Je suis en contact, avant tout grâce aux réseaux sociaux, avec des militantes iraniennes. Chaque citoyen·ne ou presque fait le travail d’un journaliste indépendant·e en ce moment. Elles/ils récoltent des images et des récits comme des reporters pour les partager avec le monde. Cet accès à leurs paroles est précieux mais le gouvernement commence à restreindre l’accès de certains sites, et même à couper Internet. C’est de plus en plus difficile d’avoir de leurs nouvelles. Le gouvernement isole le peuple pour mieux le dominer. Malgré tout, la communication continue. Parfois hachurée, parfois laborieuse, mais elle continue. 

Que pensez-vous de la mobilisation dans le monde et en France ? 

La mobilisation de la société civile est clairement au rendez-vous. Le monde est solidaire du combat du peuple iranien. Les féministes du monde entier soutiennent le mouvement. En revanche, nous ne pouvons pas en dire autant des politiques européen·nes. La position de l’Europe n’est pas à la mesure de ce qui se passe dans le pays. Les Iranien·nes sont assez fâché·es avec les dirigeant·es des pays démocratiques car elles/ils ne s’impliquent pas assez. Dernièrement, les Nations Unies ont réuni les dirigeant·es mondiales/mondiaux à New York dont le Président de la République iranienne et l’accueil qu’il a reçu était scandaleux ! Aucun dirigeant·e ne l’a mis face à ses responsabilités, personne ne l’a interpellé sérieusement sur la répression violente, la restriction d’Internet et la censure. Ça me désole. 

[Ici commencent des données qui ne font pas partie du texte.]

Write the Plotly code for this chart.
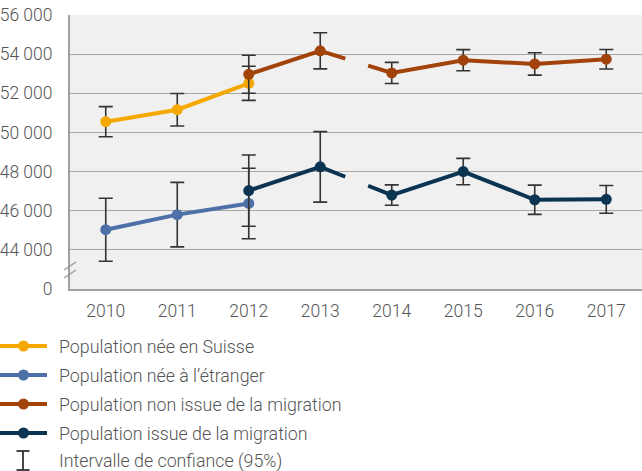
import plotly.graph_objects as go

# ---- data ----
years = ["2010", "2011", "2012", "2013", "2014", "2015", "2016", "2017"]
ytick_vals = [42000, 44000, 46000, 48000, 50000, 52000, 54000, 56000]
ytick_text = ["0", "44 000", "46 000", "48 000", "50 000", "52 000", "54 000", "56 000"]

names = [
    "Population née en Suisse",
    "Population née à l’étranger",
    "Population non issue de la migration",
    "Population issue de la migration",
]
ci_label = "Intervalle de confiance (95%)"

suisse_vals = [50550, 51160, 52510, None, None, None, None, None]
suisse_err = [770, 830, 870, None, None, None, None, None]
etranger_vals = [45030, 45800, 46370, None, None, None, None, None]
etranger_err = [1610, 1650, 1800, None, None, None, None, None]
non_migr_vals = [None, None, 52970, 54170, 53040, 53690, 53500, 53740]
non_migr_err = [None, None, 970, 925, 540, 540, 570, 500]
migr_vals = [None, None, 47030, 48240, 46800, 48000, 46560, 46580]
migr_err = [None, None, 1820, 1800, 520, 675, 745, 710]

colors = ["#F5A800", "#4D70A8", "#A1430A", "#0B3352"]
series = [
    (suisse_vals, suisse_err),
    (etranger_vals, etranger_err),
    (non_migr_vals, non_migr_err),
    (migr_vals, migr_err),
]

BREAK_AFTER = 3      # series break between 2013 and 2014
GAP = (0.35, 0.67)   # visible part of the broken segment

W, H = 642, 471
ML, MR, MT, MB = 70, 0, 15, 182
PW, PH = W - ML - MR, H - MT - MB


def px_x(px):
    return (px - ML) / PW


def px_y(py):
    return (H - MB - py) / PH


fig = go.Figure()

# lines (with series break)
for (vals, err), col in zip(series, colors):
    xs, ys = [], []
    for i, v in enumerate(vals):
        if v is None:
            continue
        xs.append(i)
        ys.append(v)
        if i == BREAK_AFTER and i + 1 < len(vals) and vals[i + 1] is not None:
            v2 = vals[i + 1]
            xs += [i + GAP[0], None, i + GAP[1]]
            ys += [v + GAP[0] * (v2 - v), None, v + GAP[1] * (v2 - v)]
    fig.add_trace(go.Scatter(x=xs, y=ys, mode="lines",
                             line=dict(color=col, width=4),
                             showlegend=False, hoverinfo="skip"))

# markers with confidence intervals
for (vals, err), col, nm in zip(series, colors, names):
    xs = [i for i, v in enumerate(vals) if v is not None]
    fig.add_trace(go.Scatter(
        x=xs, y=[vals[i] for i in xs], mode="markers", name=nm,
        marker=dict(color=col, size=11),
        error_y=dict(type="data", array=[err[i] for i in xs], visible=True,
                     color="#333333", thickness=1.6, width=7),
        showlegend=False))

shapes = []
annotations = []
font_col = "#555555"
FONT = dict(family="Roboto", size=17.5, color=font_col, weight=300)
LFONT = dict(family="Roboto", size=17.8, color=font_col, weight=300)
# manual legend
leg_y = [346, 375, 404, 433]
for nm, col, yy in zip(names, colors, leg_y):
    shapes.append(dict(type="line", xref="paper", yref="paper",
                       x0=px_x(0), x1=px_x(47), y0=px_y(yy), y1=px_y(yy),
                       line=dict(color=col, width=4)))
    shapes.append(dict(type="circle", xref="paper", yref="paper",
                       x0=px_x(18), x1=px_x(29), y0=px_y(yy - 5.5), y1=px_y(yy + 5.5),
                       fillcolor=col, line=dict(width=0)))
    annotations.append(dict(text=nm, xref="paper", yref="paper", x=px_x(57), y=px_y(yy),
                            xanchor="left", yanchor="middle", showarrow=False,
                            font=LFONT))
# CI legend symbol
ci_y = 461
shapes += [
    dict(type="line", xref="paper", yref="paper", x0=px_x(23), x1=px_x(23),
         y0=px_y(451), y1=px_y(470), line=dict(color="#333333", width=1.8)),
    dict(type="line", xref="paper", yref="paper", x0=px_x(16.5), x1=px_x(29.5),
         y0=px_y(451), y1=px_y(451), line=dict(color="#333333", width=1.8)),
    dict(type="line", xref="paper", yref="paper", x0=px_x(16.5), x1=px_x(29.5),
         y0=px_y(470), y1=px_y(470), line=dict(color="#333333", width=1.8)),
]
annotations.append(dict(text=ci_label, xref="paper", yref="paper", x=px_x(57), y=px_y(ci_y),
                        xanchor="left", yanchor="middle", showarrow=False,
                        font=LFONT))
# axis break marks
for dy in (0, 8):
    shapes.append(dict(type="line", xref="paper", yref="paper",
                       x0=px_x(64), x1=px_x(76), y0=px_y(270 + dy), y1=px_y(262 + dy),
                       line=dict(color="#9A9A9A", width=1.3)))

fig.update_layout(
    width=W, height=H,
    margin=dict(l=ML, r=MR, t=MT, b=MB),
    paper_bgcolor="white", plot_bgcolor="#F0F0F0",
    font=FONT,
    shapes=shapes, annotations=annotations,
    showlegend=False,
)
fig.update_xaxes(range=[-0.5, 7.5], tickmode="array", tickvals=list(range(len(years))),
                 ticktext=years, showgrid=False, zeroline=False,
                 showline=True, linecolor="#A0A0A0", linewidth=2,
                 ticks="", ticklabelstandoff=5, tickfont=FONT)
fig.update_yaxes(range=[42000, 56000], tickmode="array", tickvals=ytick_vals,
                 ticktext=ytick_text, showgrid=True, gridcolor="#A6A6A6", gridwidth=1,
                 zeroline=False, showline=True, linecolor="#A0A0A0", linewidth=2,
                 ticks="", ticklabelstandoff=12, tickfont=FONT)

fig.write_html("out.html", config={"displayModeBar": False},
               post_script="document.body.style.margin='0';")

Comment voyez-vous l’avenir ? 

Les mouvements sociaux sont toujours imprévisibles. Ce qui est enthousiasement en ce moment, c’est de voir que les Iranien·nes ont compris que la lutte contre la répression des femmes est la clé pour la liberté de toute la société. Pour ce qui est de l’avenir, c’est très dur à dire. Le président iranien est rentré de New York et il va sans doute décider de durcir la répression. L’Iran a un lourd passé de mouvements qui ont été réprimés par les forces de l’ordre. Ce qui est sûr, c’est que les gens sont déterminé·es à rester dans la rue. Donc tout peut arriver. Et je me dis que quoi qu’il arrive, même si ce mouvement actuel venait à mourir, il n’aura pas été vain. Il renaîtra plus fort et dans une forme plus radicale encore. Une page a été tournée dans l’histoire contemporaine de l’Iran, du Moyen Orient et du monde entier. Les femmes sont au centre d’un mouvement populaire pour la liberté qui n’est pas près de s’effacer.